• **YOUR INSTRUCTIONS**
Your task is to extract every line from the material below exactly.

• **Figure scripts**

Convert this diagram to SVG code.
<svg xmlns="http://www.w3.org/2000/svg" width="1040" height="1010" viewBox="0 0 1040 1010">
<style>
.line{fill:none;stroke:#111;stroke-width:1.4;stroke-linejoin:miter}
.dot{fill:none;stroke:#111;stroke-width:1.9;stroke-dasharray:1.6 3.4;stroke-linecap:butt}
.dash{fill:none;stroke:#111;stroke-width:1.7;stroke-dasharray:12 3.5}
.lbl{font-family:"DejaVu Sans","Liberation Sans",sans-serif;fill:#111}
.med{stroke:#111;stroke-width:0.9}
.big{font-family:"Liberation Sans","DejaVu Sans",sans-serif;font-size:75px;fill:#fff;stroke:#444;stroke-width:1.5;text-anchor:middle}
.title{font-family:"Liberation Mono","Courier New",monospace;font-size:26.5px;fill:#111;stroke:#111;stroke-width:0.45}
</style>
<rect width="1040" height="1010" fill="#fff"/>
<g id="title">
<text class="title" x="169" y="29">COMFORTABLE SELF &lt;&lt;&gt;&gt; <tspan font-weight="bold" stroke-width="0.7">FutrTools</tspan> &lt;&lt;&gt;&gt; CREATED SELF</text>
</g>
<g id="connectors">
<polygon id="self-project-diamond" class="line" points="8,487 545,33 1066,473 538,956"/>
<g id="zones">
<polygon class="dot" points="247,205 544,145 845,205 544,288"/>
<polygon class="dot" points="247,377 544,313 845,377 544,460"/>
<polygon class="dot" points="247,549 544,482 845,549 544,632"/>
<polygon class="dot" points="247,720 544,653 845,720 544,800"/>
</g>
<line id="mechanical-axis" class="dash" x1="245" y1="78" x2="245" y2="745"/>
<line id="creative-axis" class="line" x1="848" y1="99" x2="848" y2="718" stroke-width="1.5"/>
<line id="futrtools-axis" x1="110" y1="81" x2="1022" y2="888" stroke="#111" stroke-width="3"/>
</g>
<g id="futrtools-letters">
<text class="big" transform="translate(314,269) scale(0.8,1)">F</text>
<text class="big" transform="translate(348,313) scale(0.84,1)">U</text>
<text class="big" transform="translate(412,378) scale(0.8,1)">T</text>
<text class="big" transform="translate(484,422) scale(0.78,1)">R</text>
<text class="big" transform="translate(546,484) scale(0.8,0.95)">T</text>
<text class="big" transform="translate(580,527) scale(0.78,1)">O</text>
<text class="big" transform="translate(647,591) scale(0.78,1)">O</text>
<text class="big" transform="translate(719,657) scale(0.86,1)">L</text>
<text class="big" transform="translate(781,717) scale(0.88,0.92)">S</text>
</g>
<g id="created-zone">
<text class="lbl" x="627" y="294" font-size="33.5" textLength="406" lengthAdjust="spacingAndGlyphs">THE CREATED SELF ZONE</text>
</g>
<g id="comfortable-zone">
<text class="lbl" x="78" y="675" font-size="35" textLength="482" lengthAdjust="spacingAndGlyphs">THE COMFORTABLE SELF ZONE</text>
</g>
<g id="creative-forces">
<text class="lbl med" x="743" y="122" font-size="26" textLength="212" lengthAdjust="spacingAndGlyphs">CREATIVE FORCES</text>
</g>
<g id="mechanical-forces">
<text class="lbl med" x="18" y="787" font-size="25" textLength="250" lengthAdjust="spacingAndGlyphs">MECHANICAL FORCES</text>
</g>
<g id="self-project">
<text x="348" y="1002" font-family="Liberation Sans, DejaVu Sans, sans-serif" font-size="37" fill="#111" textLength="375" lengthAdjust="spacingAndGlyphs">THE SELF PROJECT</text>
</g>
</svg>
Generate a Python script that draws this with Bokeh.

• **EXERCISE ANSWER**
Convert this diagram to SVG code.
<svg xmlns="http://www.w3.org/2000/svg" width="1040" height="1010" viewBox="0 0 1040 1010">
<style>
.line{fill:none;stroke:#111;stroke-width:1.4;stroke-linejoin:miter}
.dot{fill:none;stroke:#111;stroke-width:1.9;stroke-dasharray:1.6 3.4;stroke-linecap:butt}
.dash{fill:none;stroke:#111;stroke-width:1.7;stroke-dasharray:12 3.5}
.lbl{font-family:"DejaVu Sans","Liberation Sans",sans-serif;fill:#111}
.med{stroke:#111;stroke-width:0.9}
.big{font-family:"Liberation Sans","DejaVu Sans",sans-serif;font-size:75px;fill:#fff;stroke:#444;stroke-width:1.5;text-anchor:middle}
.title{font-family:"Liberation Mono","Courier New",monospace;font-size:26.5px;fill:#111;stroke:#111;stroke-width:0.45}
</style>
<rect width="1040" height="1010" fill="#fff"/>
<g id="title">
<text class="title" x="169" y="29">COMFORTABLE SELF &lt;&lt;&gt;&gt; <tspan font-weight="bold" stroke-width="0.7">FutrTools</tspan> &lt;&lt;&gt;&gt; CREATED SELF</text>
</g>
<g id="connectors">
<polygon id="self-project-diamond" class="line" points="8,487 545,33 1066,473 538,956"/>
<g id="zones">
<polygon class="dot" points="247,205 544,145 845,205 544,288"/>
<polygon class="dot" points="247,377 544,313 845,377 544,460"/>
<polygon class="dot" points="247,549 544,482 845,549 544,632"/>
<polygon class="dot" points="247,720 544,653 845,720 544,800"/>
</g>
<line id="mechanical-axis" class="dash" x1="245" y1="78" x2="245" y2="745"/>
<line id="creative-axis" class="line" x1="848" y1="99" x2="848" y2="718" stroke-width="1.5"/>
<line id="futrtools-axis" x1="110" y1="81" x2="1022" y2="888" stroke="#111" stroke-width="3"/>
</g>
<g id="futrtools-letters">
<text class="big" transform="translate(314,269) scale(0.8,1)">F</text>
<text class="big" transform="translate(348,313) scale(0.84,1)">U</text>
<text class="big" transform="translate(412,378) scale(0.8,1)">T</text>
<text class="big" transform="translate(484,422) scale(0.78,1)">R</text>
<text class="big" transform="translate(546,484) scale(0.8,0.95)">T</text>
<text class="big" transform="translate(580,527) scale(0.78,1)">O</text>
<text class="big" transform="translate(647,591) scale(0.78,1)">O</text>
<text class="big" transform="translate(719,657) scale(0.86,1)">L</text>
<text class="big" transform="translate(781,717) scale(0.88,0.92)">S</text>
</g>
<g id="created-zone">
<text class="lbl" x="627" y="294" font-size="33.5" textLength="406" lengthAdjust="spacingAndGlyphs">THE CREATED SELF ZONE</text>
</g>
<g id="comfortable-zone">
<text class="lbl" x="78" y="675" font-size="35" textLength="482" lengthAdjust="spacingAndGlyphs">THE COMFORTABLE SELF ZONE</text>
</g>
<g id="creative-forces">
<text class="lbl med" x="743" y="122" font-size="26" textLength="212" lengthAdjust="spacingAndGlyphs">CREATIVE FORCES</text>
</g>
<g id="mechanical-forces">
<text class="lbl med" x="18" y="787" font-size="25" textLength="250" lengthAdjust="spacingAndGlyphs">MECHANICAL FORCES</text>
</g>
<g id="self-project">
<text x="348" y="1002" font-family="Liberation Sans, DejaVu Sans, sans-serif" font-size="37" fill="#111" textLength="375" lengthAdjust="spacingAndGlyphs">THE SELF PROJECT</text>
</g>
</svg>
Generate a Python script that draws this with Bokeh.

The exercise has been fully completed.